— Бабушка, о чём ты говоришь?
— Душа ищет тело, а ты подобрала её, да ещё и пригрела.
Аэлита? Климент сказал, что я совершила какую-то ошибку, и просил подумать, что я сделала не так. Выходит, я помогала духу, а он теперь не отвяжется от меня, пока не завладеет моим телом?
Бабушка стоит поодаль и близко ко мне не подходит. Её силуэт размыт, или это солнце и песок создают эффект колебания. Я совсем иначе представляла иной мир, предполагала, что там темно и сыро. Удивительно, сколько здесь света.
— Что же мне теперь делать? — спросила я.
Я знаю, что призракам нельзя доверять, неизвестно, кто к тебе явился. Спрятать личину под маской добродетели легко, если ты само воплощение зла. Но я вижу свою бабушку и не могу представить этот образ зловредным.
— Что ты чувствуешь? — вместо ответа спросила бабушка.
— Силу. И власть, — ответила я.
Не понимаю, к чему эти вопросы, лучше бы подсказала, как мне уберечься.
— Сила — дура, а власть, твой враг, — поспешила предостеречь меня бабушка.
Разве? Не могу согласиться с ней.
— Опасайся блудницы, а Мастер выведет тебя.
Блудницы? Кто она? Выходит, что мне и духа следует опасаться, а теперь ещё и блудницы. Вот так всегда — без соли сладость не проявится.
Я обернулась и увидела крохотную тёмную точку вдалеке. Она очень быстро росла, приближаясь ко мне с невероятной скоростью. И вот, я уже смогла разглядеть силуэт человека, а для точности я разглядела в силуэте Климента. Да, это он спешит мне на выручку. Мой Мастер — он всегда близко, а, значит, недалеко.
— Что ты тут делаешь? — спросил Климент.
— Кажется, я ввязалась в нехорошую историю, — призналась я.
— Что?
Он издевается?
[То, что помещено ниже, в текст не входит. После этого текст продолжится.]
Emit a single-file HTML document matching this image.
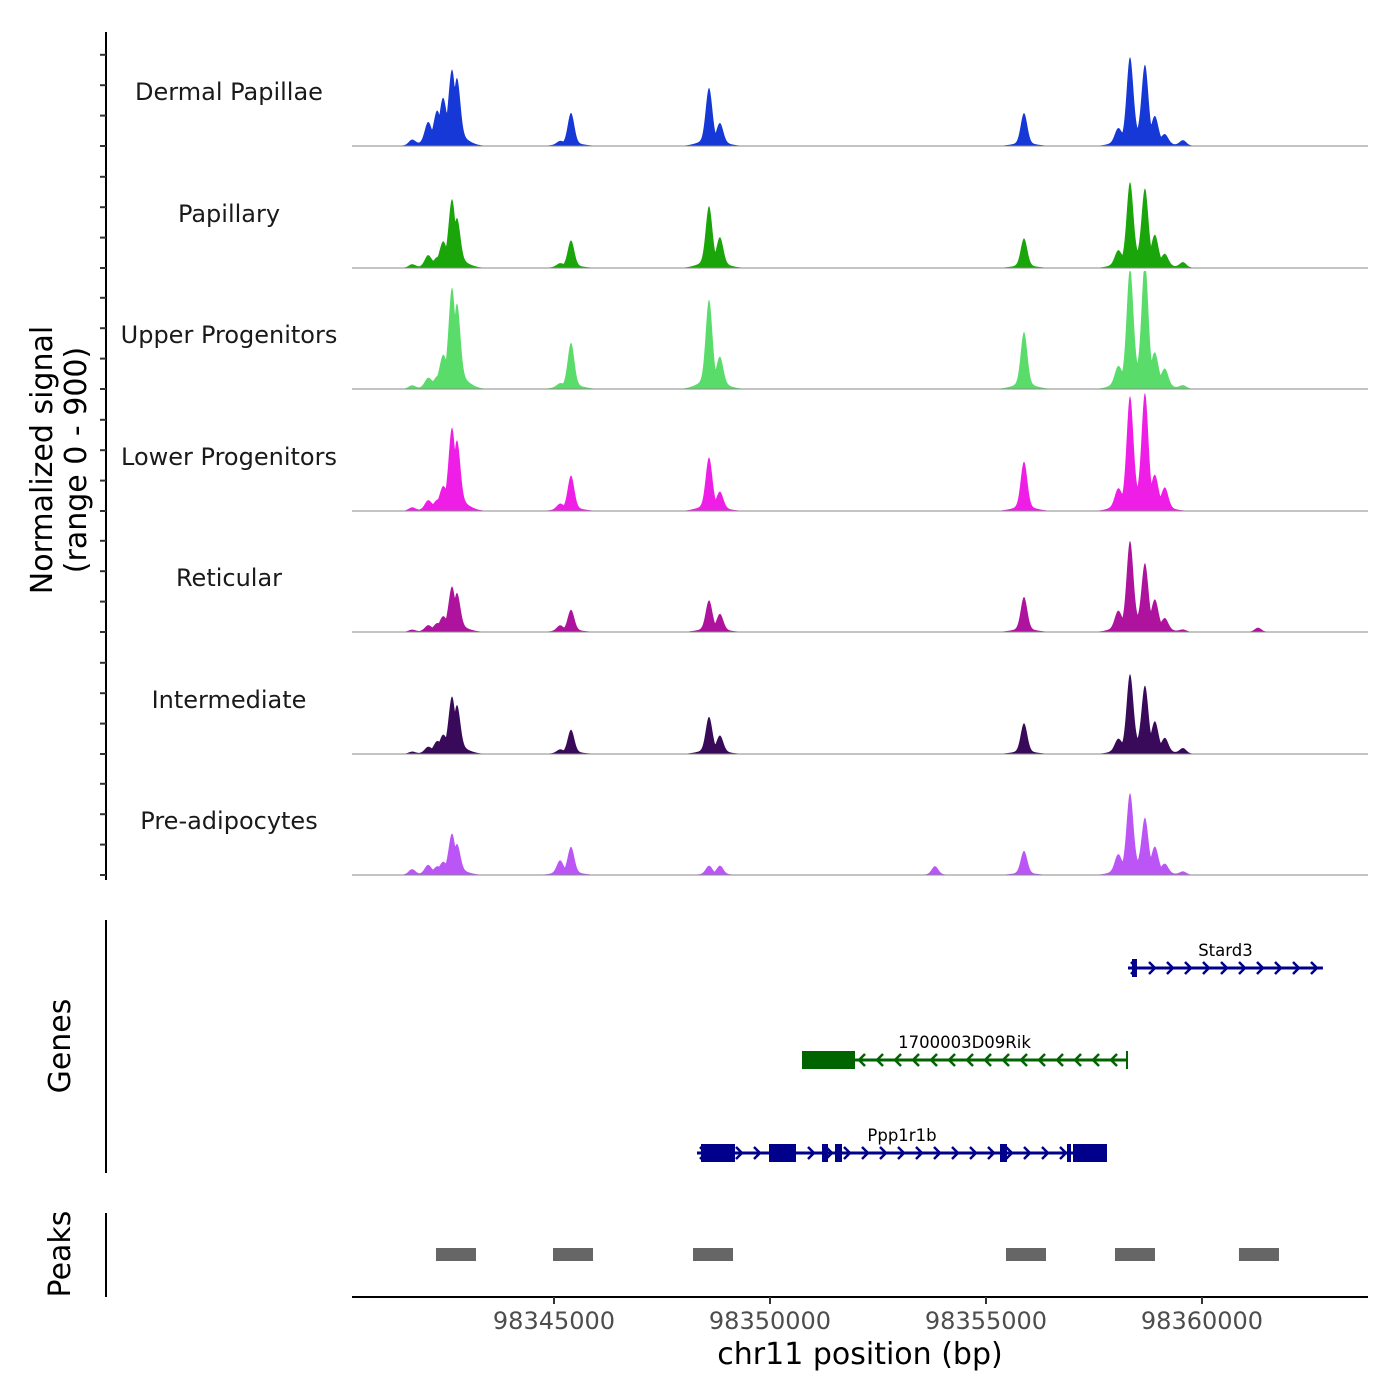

Кажется, я ясно выразила свою мысль, «ввязаться в историю», значит, нашла приключений на голову.
— Твоя Аэлита, оказывается, душа неприкаянная и она посягает на моё тело.
— Что?
— Хватит притворяться, что ты не понимаешь меня, — вспылила я. — Это было так задумано, ты подставил меня. И ещё, я знаю, что ты нашёл меня сам, не Магистрат. Хочешь в моё тело втиснуть душу прилежной ученицы, которая, потеряла своё тело?
— Нет, конечно, нет, — растерянно пробормотал Климент.
— Не смей отпираться, — крикнула я, но мой голос не разлетелся эхом, а остался рядом и резкий звук больно отозвался в барабанных перепонках. Чёрт возьми, это особенность пустынь, не рассеивать голос, а собирать его в болезненный пучок, или мы теперь в другом измерении? — А ещё какая-то блудница устроила на меня охоту и мне следует её опасаться, — выпалила я. — Столько счастья привалило, боюсь, не справлюсь.
— Давай-ка выбираться отсюда, — улыбнувшись, сказал Мастер.